## PROBLEM TO SOLVE
Pictures stay out of the copy; restate everything else in the material exactly.

## RAW DATA
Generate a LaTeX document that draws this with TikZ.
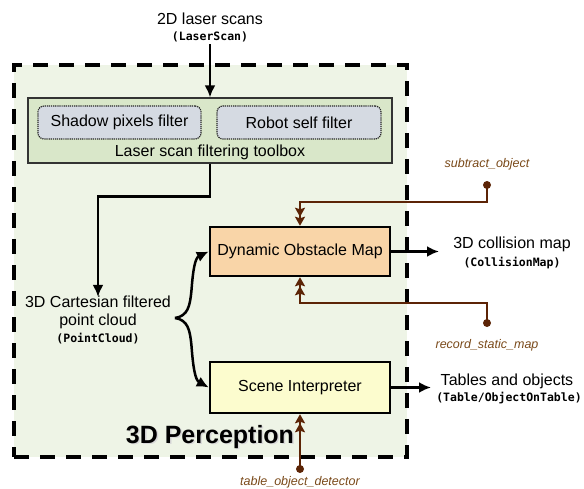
\documentclass[tikz,border=0pt]{standalone}
\usepackage{fontspec}
\setmainfont{Liberation Sans}
\newfontfamily\monof{DejaVu Sans Mono}
\usetikzlibrary{arrows.meta,calc}
\definecolor{outerg}{HTML}{EEF4E6}
\definecolor{toolg}{HTML}{D9E7C9}
\definecolor{filtb}{HTML}{D5DAE2}
\definecolor{dynor}{HTML}{F9D5A8}
\definecolor{scny}{HTML}{FCFCCE}
\definecolor{brn}{HTML}{5C2406}
\definecolor{brntxt}{HTML}{7A4A1A}
\tikzset{
  txt/.style={inner sep=0pt, font=\fontsize{16}{18}\selectfont},
  mono/.style={inner sep=0pt, font=\monof\bfseries\fontsize{11.5}{12}\selectfont},
  plabel/.style={inner sep=0pt, text=brntxt, font=\itshape\fontsize{12.5}{14}\selectfont},
  filterbox/.style={draw=black!85, fill=filtb, rounded corners=6pt, line width=1.2pt, dash pattern=on 1.2pt off 0.9pt, minimum height=33pt, font=\fontsize{16}{18}\selectfont, inner sep=0pt},
  procbox/.style={draw=black, line width=2.5pt, minimum width=180pt, font=\fontsize{16}{18}\selectfont, inner sep=0pt},
  arr/.style={draw=black, line width=2.5pt, -{Latex[length=12pt,width=11pt]}},
  barr/.style={draw=brn, line width=2pt, -{Stealth[length=9pt,width=10pt,inset=1.5pt]Stealth[length=9pt,width=10pt,inset=1.5pt]}},
  pdot/.style={circle, fill=brn, inner sep=0pt, minimum size=8pt},
}
\begin{document}
\begin{tikzpicture}[x=1pt,y=-1pt]
\useasboundingbox (0,0) rectangle (584,489);
% outer perception region
\node[draw=black, fill=outerg, line width=3.5pt, dash pattern=on 15pt off 11pt, minimum width=393pt, minimum height=392pt, inner sep=0pt] (perc) at (210.5,261) {};
\node[inner sep=0pt, font=\bfseries\fontsize{25}{28}\selectfont, text=black!15] at (211.5,438.5) {3D Perception};
\node[inner sep=0pt, font=\bfseries\fontsize{25}{28}\selectfont] (perctitle) at (210,437) {3D Perception};

% laser scans input
\node[txt] (laser) at (210,19) {2D laser scans};
\node[mono] (lasertype) at (210,37) {(LaserScan)};

% toolbox
\node[draw=black!80, fill=toolg, line width=1.2pt, minimum width=364pt, minimum height=65pt, inner sep=0pt] (toolbox) at (210,130.5) {};
\node[filterbox, minimum width=163pt] (shadow) at (119.5,122.5) {Shadow pixels filter};
\node[filterbox, minimum width=164pt] (robot) at (299,122.5) {Robot self filter};
\node[txt] (toollabel) at (210,152) {Laser scan filtering toolbox};

\draw[arr] (lasertype.south) ++(0,2) -- (toolbox.north);

% point cloud
\node[txt] (pc1) at (98,302) {3D Cartesian filtered};
\node[txt] (pc2) at (98,321) {point cloud};
\node[mono] (pc3) at (98,339) {(PointCloud)};
\draw[arr] (toolbox.south) -- ++(0,33) -| ([yshift=-1pt]pc1.north);

% processing boxes
\node[procbox, fill=dynor, minimum height=49pt] (dyn) at (300,251.5) {Dynamic Obstacle Map};
\node[procbox, fill=scny, minimum height=51pt] (scene) at (300,387.5) {Scene Interpreter};

% brace
\coordinate (brace) at (175,318);
\draw[arr] (brace) .. controls (188,316) and (190,306) .. (191.5,290) .. controls (193,270) and (195,258) .. (dyn.west);
\draw[arr] (brace) .. controls (188,320) and (190,330) .. (191.5,346) .. controls (193,366) and (195,380) .. (scene.west);

% outputs
\coordinate (cmapin) at (439,251.5);
\node[txt] (cmap) at (512,244) {3D collision map};
\node[mono] (cmaptype) at (512,263) {(CollisionMap)};
\draw[arr] (dyn.east) -- (cmapin);

\coordinate (tabin) at (431,387.5);
\node[txt] (tab) at (507,381) {Tables and objects};
\node[mono] (tabtype) at (509,398) {(Table/ObjectOnTable)};
\draw[arr] (scene.east) -- (tabin);

% plugins / services
\node[plabel] (sublabel) at (487,164) {subtract\_object};
\node[pdot] (sdot) at (487,185) {};
\draw[barr] (sdot.center) -- ++(0,17) -| (dyn.north);

\node[pdot] (rdot) at (487,323) {};
\node[plabel] (reclabel) at (487,345) {record\_static\_map};
\draw[barr] (rdot.center) -- ++(0,-20) -| (dyn.south);

\node[pdot] (tdot) at (300,469) {};
\node[plabel] (tablabel) at (300,482) {table\_object\_detector};
\draw[barr] (tdot.center) -- (scene.south);
\end{tikzpicture}
\end{document}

## TASK RESULT
Generate a LaTeX document that draws this with TikZ.
\documentclass[tikz,border=0pt]{standalone}
\usepackage{fontspec}
\setmainfont{Liberation Sans}
\newfontfamily\monof{DejaVu Sans Mono}
\usetikzlibrary{arrows.meta,calc}
\definecolor{outerg}{HTML}{EEF4E6}
\definecolor{toolg}{HTML}{D9E7C9}
\definecolor{filtb}{HTML}{D5DAE2}
\definecolor{dynor}{HTML}{F9D5A8}
\definecolor{scny}{HTML}{FCFCCE}
\definecolor{brn}{HTML}{5C2406}
\definecolor{brntxt}{HTML}{7A4A1A}
\tikzset{
  txt/.style={inner sep=0pt, font=\fontsize{16}{18}\selectfont},
  mono/.style={inner sep=0pt, font=\monof\bfseries\fontsize{11.5}{12}\selectfont},
  plabel/.style={inner sep=0pt, text=brntxt, font=\itshape\fontsize{12.5}{14}\selectfont},
  filterbox/.style={draw=black!85, fill=filtb, rounded corners=6pt, line width=1.2pt, dash pattern=on 1.2pt off 0.9pt, minimum height=33pt, font=\fontsize{16}{18}\selectfont, inner sep=0pt},
  procbox/.style={draw=black, line width=2.5pt, minimum width=180pt, font=\fontsize{16}{18}\selectfont, inner sep=0pt},
  arr/.style={draw=black, line width=2.5pt, -{Latex[length=12pt,width=11pt]}},
  barr/.style={draw=brn, line width=2pt, -{Stealth[length=9pt,width=10pt,inset=1.5pt]Stealth[length=9pt,width=10pt,inset=1.5pt]}},
  pdot/.style={circle, fill=brn, inner sep=0pt, minimum size=8pt},
}
\begin{document}
\begin{tikzpicture}[x=1pt,y=-1pt]
\useasboundingbox (0,0) rectangle (584,489);
% outer perception region
\node[draw=black, fill=outerg, line width=3.5pt, dash pattern=on 15pt off 11pt, minimum width=393pt, minimum height=392pt, inner sep=0pt] (perc) at (210.5,261) {};
\node[inner sep=0pt, font=\bfseries\fontsize{25}{28}\selectfont, text=black!15] at (211.5,438.5) {3D Perception};
\node[inner sep=0pt, font=\bfseries\fontsize{25}{28}\selectfont] (perctitle) at (210,437) {3D Perception};

% laser scans input
\node[txt] (laser) at (210,19) {2D laser scans};
\node[mono] (lasertype) at (210,37) {(LaserScan)};

% toolbox
\node[draw=black!80, fill=toolg, line width=1.2pt, minimum width=364pt, minimum height=65pt, inner sep=0pt] (toolbox) at (210,130.5) {};
\node[filterbox, minimum width=163pt] (shadow) at (119.5,122.5) {Shadow pixels filter};
\node[filterbox, minimum width=164pt] (robot) at (299,122.5) {Robot self filter};
\node[txt] (toollabel) at (210,152) {Laser scan filtering toolbox};

\draw[arr] (lasertype.south) ++(0,2) -- (toolbox.north);

% point cloud
\node[txt] (pc1) at (98,302) {3D Cartesian filtered};
\node[txt] (pc2) at (98,321) {point cloud};
\node[mono] (pc3) at (98,339) {(PointCloud)};
\draw[arr] (toolbox.south) -- ++(0,33) -| ([yshift=-1pt]pc1.north);

% processing boxes
\node[procbox, fill=dynor, minimum height=49pt] (dyn) at (300,251.5) {Dynamic Obstacle Map};
\node[procbox, fill=scny, minimum height=51pt] (scene) at (300,387.5) {Scene Interpreter};

% brace
\coordinate (brace) at (175,318);
\draw[arr] (brace) .. controls (188,316) and (190,306) .. (191.5,290) .. controls (193,270) and (195,258) .. (dyn.west);
\draw[arr] (brace) .. controls (188,320) and (190,330) .. (191.5,346) .. controls (193,366) and (195,380) .. (scene.west);

% outputs
\coordinate (cmapin) at (439,251.5);
\node[txt] (cmap) at (512,244) {3D collision map};
\node[mono] (cmaptype) at (512,263) {(CollisionMap)};
\draw[arr] (dyn.east) -- (cmapin);

\coordinate (tabin) at (431,387.5);
\node[txt] (tab) at (507,381) {Tables and objects};
\node[mono] (tabtype) at (509,398) {(Table/ObjectOnTable)};
\draw[arr] (scene.east) -- (tabin);

% plugins / services
\node[plabel] (sublabel) at (487,164) {subtract\_object};
\node[pdot] (sdot) at (487,185) {};
\draw[barr] (sdot.center) -- ++(0,17) -| (dyn.north);

\node[pdot] (rdot) at (487,323) {};
\node[plabel] (reclabel) at (487,345) {record\_static\_map};
\draw[barr] (rdot.center) -- ++(0,-20) -| (dyn.south);

\node[pdot] (tdot) at (300,469) {};
\node[plabel] (tablabel) at (300,482) {table\_object\_detector};
\draw[barr] (tdot.center) -- (scene.south);
\end{tikzpicture}
\end{document}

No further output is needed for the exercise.